Sunday, November 24, 2019

Book Review--The Moralist: Woodrow Wilson and the world he made


By Dwight Hunter

Patricia O'Toole has the gift to write. The first chapter went by so fast that I was amazed at how smooth the reading experience was. O'Toole is a lucid writer giving vivid descriptions. The superb writing makes this a recommended read. The subject, Woodrow Wilson, gives you an eye-opening background to this president and his global legacy.

The South had a strong determination upon Wilson's complicated personality. Add those complexities with his lack of political skills, like compromising, and you have Wilsonian policies. Those complexities matched Wilson up to his responses to the suffrage movement and women voting, racism, and letting go of neutrality. The Wilson legacy is described in gripping details, especially in Wilson's Shakespearean moments going between neutrality and declaring war in World War I.

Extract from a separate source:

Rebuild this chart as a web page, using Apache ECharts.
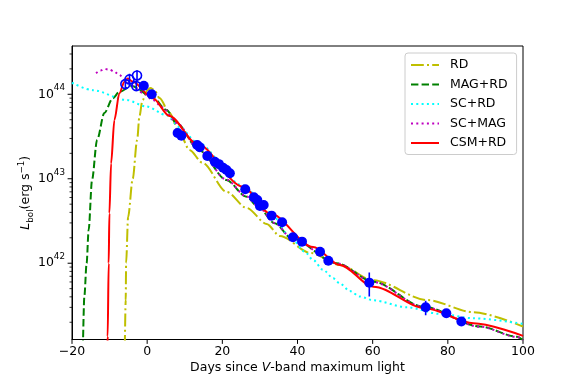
<!DOCTYPE html>
<html><head><meta charset="utf-8">
<script src="https://cdn.jsdelivr.net/npm/echarts@6/dist/echarts.min.js"></script>
<style>html,body{margin:0;padding:0;background:#fff}#c{width:581px;height:388px}</style>
</head><body><div id="c"></div>
<script>
// ---- tick values ----
const xTicks = [-20, 0, 20, 40, 60, 80, 100];
const yMajorTicks = [1e42, 1e43, 1e44];
const yMinorTicks = [2e41,3e41,4e41,5e41,6e41,7e41,8e41,9e41,
                     2e42,3e42,4e42,5e42,6e42,7e42,8e42,9e42,
                     2e43,3e43,4e43,5e43,6e43,7e43,8e43,9e43,
                     2e44,3e44];

// ---- observed bolometric light curve (filled points) ----
const obsDays = [-0.9,1.2,8.1,9.1,13.3,14.0,16.0,18.0,19.1,20.2,21.1,22.0,26.1,28.4,29.3,30.0,31.0,33.1,35.9,38.8,41.2,46.0,48.2,59.1,74.1,79.6,83.6];
const obsLum  = [1.26e44,1.00e44,3.48e43,3.24e43,2.51e43,2.36e43,1.86e43,1.59e43,1.49e43,1.35e43,1.27e43,1.16e43,7.52e42,6.04e42,5.61e42,4.76e42,4.90e42,3.66e42,3.05e42,2.03e42,1.80e42,1.37e42,1.07e42,5.89e41,3.01e41,2.56e41,2.04e41];
const obsErr  = [0.06e44,0.05e44,0.15e43,0.14e43,0.10e43,0.10e43,0.08e43,0.07e43,0.06e43,0.06e43,0.05e43,0.05e43,0.30e42,0.25e42,0.25e42,0.20e42,0.20e42,0.15e42,0.13e42,0.09e42,0.08e42,0.06e42,0.05e42,1.85e41,0.59e41,0.12e41,0.10e41];

// ---- early points (open circles) ----
const earlyDays = [-5.8,-4.7,-2.7,-2.9];
const earlyLum  = [1.32e44,1.50e44,1.67e44,1.25e44];
const earlyErr  = [0.18e44,0.25e44,0.25e44,0.15e44];

// ---- model curves ----
const rdDays = [-5.95,-5.71,-5.6,-5.07,-3.84,-2.67,-2.05,-1.25,0.08,0.88,1.95,3.28,5.95,8.61,11.28,14.75,21.15,26.48,31.81,35.3,43.55,51.28,60.08,74.48,86.75,100];
const rdLum  = [1.0e41,3.66e41,1.01e42,3.53e42,1.0e43,2.88e43,5.5e43,8.51e43,1.12e44,1.19e44,1.12e44,9.04e43,6.01e43,3.48e43,2.19e43,1.54e43,6.98e42,4.51e42,2.92e42,2.10e42,1.32e42,9.55e41,6.31e41,3.67e41,2.63e41,1.78e41];

const magDays = [-17.1,-16.72,-16.11,-15.57,-14.67,-13.33,-11.39,-9.17,-7.39,-4.19,1.41,5.15,7.81,13.95,21.07,26.4,29.49,33.95,38.4,50.4,60.16,73.49,88.61,98.4,100];
const magLum  = [1.0e41,4.03e41,1.0e42,2.48e42,9.68e42,2.88e43,6.01e43,8.97e43,1.07e44,1.25e44,9.29e43,6.52e43,4.57e43,2.14e43,9.68e42,6.14e42,4.68e42,2.97e42,1.98e42,1.0e42,6.05e41,3.06e41,1.78e41,1.35e41,1.23e41];

const scDays = [-20,-14.51,-5.6,-0.27,5.07,8.61,13.07,25.49,32.61,37.95,41.95,44.16,46.83,49.49,51.28,53.9,56.6,60.16,69.07,77.95,86.83,100];
const scLum  = [1.37e44,1.12e44,8.57e43,7.18e43,5.69e43,4.10e43,2.73e43,8.34e42,4.05e42,2.10e42,1.37e42,1.09e42,8.34e41,6.64e41,5.75e41,4.69e41,4.03e41,3.64e41,3.01e41,2.51e41,2.23e41,1.91e41];

const scmDays = [-13.6,-12.45,-11.39,-10.05,-8.72,-7.39,-5.79,-3.92,-1.17,1.49,4.16,7.81,13.95,21.07,26.4,29.49,33.95,38.4,50.4,60.16,73.49,88.61,98.4,100];
const scmLum  = [1.77e44,1.91e44,1.99e44,1.96e44,1.85e44,1.69e44,1.48e44,1.25e44,1.04e44,8.57e43,6.98e43,4.57e43,2.16e43,9.75e42,6.18e42,4.70e42,2.99e42,1.99e42,1.0e42,6.0e41,3.04e41,1.77e41,1.34e41,1.22e41];

const csmDays = [-10.6,-10.51,-10.24,-10.05,-9.6,-8.72,-7.39,-6.05,-5.17,-3.92,1.49,5.95,13.07,25.49,32.61,44.16,51.28,60.16,73.95,86.83,100];
const csmLum  = [1.0e41,1.36e41,1.0e42,3.91e42,1.52e43,4.97e43,1.03e44,1.41e44,1.54e44,1.42e44,8.97e43,5.53e43,2.63e43,8.05e42,3.91e42,1.56e42,9.55e41,5.28e41,2.93e41,1.95e41,1.38e41];

const xMin = -20, xMax = 100, xStep = 20;
const yMin = 1.25e41, yMax = 3.73e44;
const FONT = 'DejaVu Sans';

function pairs(xs, ys) { return xs.map((x, i) => [x, ys[i]]); }
function triples(xs, ys, es) { return xs.map((x, i) => [x, ys[i], es[i]]); }

function curve(name, xs, ys, color, type) {
  return {
    name, type: 'line', data: pairs(xs, ys),
    showSymbol: false, symbol: 'none', smooth: 0.3, smoothMonotone: 'x',
    lineStyle: { color, width: 2, type, cap: 'butt' },
    itemStyle: { color },
    clip: true, z: 2
  };
}

const errRender = (params, api) => {
  const x = api.value(0), y = api.value(1), e = api.value(2);
  const p1 = api.coord([x, y - e]);
  const p2 = api.coord([x, y + e]);
  return { type: 'line', shape: { x1: p1[0], y1: p1[1], x2: p2[0], y2: p2[1] },
           style: { stroke: '#0000ff', lineWidth: 1.6 } };
};

// outward tick marks placed through the axis scales
function yTickSeries(values, len, width) {
  return {
    type: 'custom', silent: true, clip: false, z: 1,
    data: values.map(v => [xMin, v]), encode: { x: 0, y: 1 },
    renderItem: (params, api) => {
      const p = api.coord([api.value(0), api.value(1)]);
      return { type: 'line', shape: { x1: p[0] - len, y1: p[1], x2: p[0], y2: p[1] },
               style: { stroke: '#000', lineWidth: width } };
    }
  };
}
function xTickSeries(values, len, width) {
  return {
    type: 'custom', silent: true, clip: false, z: 1,
    data: values.map(v => [v, yMin]), encode: { x: 0, y: 1 },
    renderItem: (params, api) => {
      const p = api.coord([api.value(0), api.value(1)]);
      return { type: 'line', shape: { x1: p[0], y1: p[1], x2: p[0], y2: p[1] + len },
               style: { stroke: '#000', lineWidth: width } };
    }
  };
}

const chart = echarts.init(document.getElementById('c'), null, { renderer: 'canvas' });
chart.setOption({
  animation: false,
  backgroundColor: '#ffffff',
  textStyle: { fontFamily: FONT },
  grid: { left: 72, right: 58, top: 46, bottom: 48.5, show: true, borderColor: '#000', borderWidth: 1,
          backgroundColor: 'transparent', outerBoundsMode: 'none', containLabel: false },
  legend: {
    orient: 'vertical', left: 405, top: 53,
    data: ['RD', 'MAG+RD', 'SC+RD', 'SC+MAG', 'CSM+RD'],
    itemWidth: 28, itemHeight: 14, itemGap: 6.5,
    padding: [5.5, 9, 5, 5],
    itemStyle: { opacity: 0, color: 'rgba(0,0,0,0)', borderWidth: 0 },
    backgroundColor: 'rgba(255,255,255,0.8)', borderColor: '#cccccc', borderWidth: 1, borderRadius: 3,
    textStyle: { fontFamily: FONT, fontSize: 12.5, color: '#000', padding: [0, 0, 0, 6] },
    selectedMode: false
  },
  xAxis: {
    type: 'value', min: xMin, max: xMax, interval: xStep,
    name: '{n|Days since }{i|V}{n|-band maximum light}',
    nameLocation: 'middle', nameGap: 22, nameMoveOverlap: false,
    nameTextStyle: { rich: {
      n: { fontFamily: FONT, fontSize: 12.5, color: '#000' },
      i: { fontFamily: FONT, fontSize: 12.5, color: '#000', fontStyle: 'italic' } } },
    axisLine: { show: true, onZero: false, lineStyle: { color: '#000', width: 1 } },
    axisTick: { show: false },
    axisLabel: { show: true, margin: 6, color: '#000', fontFamily: FONT, fontSize: 12.5, customValues: xTicks,
                 formatter: v => (v < 0 ? '\u2212' + Math.abs(v) : String(v)) },
    splitLine: { show: false }
  },
  yAxis: {
    type: 'log', logBase: 10, min: yMin, max: yMax, position: 'left',
    name: '{it|L}{sub|bol}{n|(erg s}{sup|\u22121}{n|)}',
    nameLocation: 'middle', nameGap: 37, nameRotate: 90, nameMoveOverlap: false,
    nameTextStyle: { rich: {
      it: { fontFamily: FONT, fontSize: 12.5, color: '#000', fontStyle: 'italic', lineHeight: 18, verticalAlign: 'middle' },
      n: { fontFamily: FONT, fontSize: 12.5, color: '#000', lineHeight: 18, verticalAlign: 'middle' },
      sub: { fontFamily: FONT, fontSize: 8.75, color: '#000', lineHeight: 10, verticalAlign: 'bottom' },
      sup: { fontFamily: FONT, fontSize: 8.75, color: '#000', lineHeight: 10, verticalAlign: 'top' } } },
    axisLine: { show: true, onZero: false, lineStyle: { color: '#000', width: 1 } },
    axisTick: { show: false },
    axisLabel: { show: true, margin: 7, customValues: yMajorTicks,
      formatter: v => '{b|10}{s|' + Math.round(Math.log10(v)) + '}',
      rich: {
        b: { fontFamily: FONT, fontSize: 12.5, color: '#000', lineHeight: 22, verticalAlign: 'middle' },
        s: { fontFamily: FONT, fontSize: 8.75, color: '#000', lineHeight: 10, verticalAlign: 'top' } } },
    splitLine: { show: false }, minorSplitLine: { show: false }
  },
  series: [
    curve('RD', rdDays, rdLum, '#bfbf00', [12.8, 3.2, 2, 3.2]),
    curve('MAG+RD', magDays, magLum, '#008000', [7.4, 3.2]),
    curve('SC+RD', scDays, scLum, '#00ffff', [2, 3.3]),
    curve('SC+MAG', scmDays, scmLum, '#bf00bf', [2, 3.3]),
    curve('CSM+RD', csmDays, csmLum, '#ff0000', 'solid'),
    { type: 'custom', name: 'obsErr', renderItem: errRender, data: triples(obsDays, obsLum, obsErr),
      encode: { x: 0, y: 1 }, z: 5, clip: true },
    { type: 'custom', name: 'earlyErr', renderItem: errRender, data: triples(earlyDays, earlyLum, earlyErr),
      encode: { x: 0, y: 1 }, z: 5, clip: true },
    { type: 'scatter', name: 'obs', data: pairs(obsDays, obsLum), symbol: 'circle', symbolSize: 10,
      itemStyle: { color: '#0000ff', opacity: 1 }, z: 6 },
    { type: 'scatter', name: 'early', data: pairs(earlyDays, earlyLum), symbol: 'circle', symbolSize: 9,
      itemStyle: { color: 'rgba(0,0,0,0)', borderColor: '#0000ff', borderWidth: 1.6, opacity: 1 }, z: 6 },
    yTickSeries(yMajorTicks, 4.4, 1),
    yTickSeries(yMinorTicks, 2.5, 0.8),
    xTickSeries(xTicks, 4.4, 1)
  ]
});
</script></body></html>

More to the point of Wilson's complexities, in domestic affairs, he was an economic progressive with great success in leveling the economic playing field, but he was behind the times on racial equality and women’s suffrage. As a Southern boy during the Civil War, he knew the ravages of war, and as president he refused to lead the country into World War I until he was convinced that Germany posed a direct threat. However, once he committed to war, Wilson presided over the harshest suppression of political dissent in American history.

Author Jon Meacham described this book as "a wonderful book. With a sure hand and clarity of thought, Patricia O'Toole has given us a Woodrow Wilson in all his complexity. In one way or another, from our role in the world to our views of each other at home, much of our America can be traced to the epic events of the Wilson presidency, and O'Toole, tells that story with grace and insight."

Check out this book from the KLIC library and discover Wilsonian policies effects on America by reading about the moralist, Woodrow Wilson.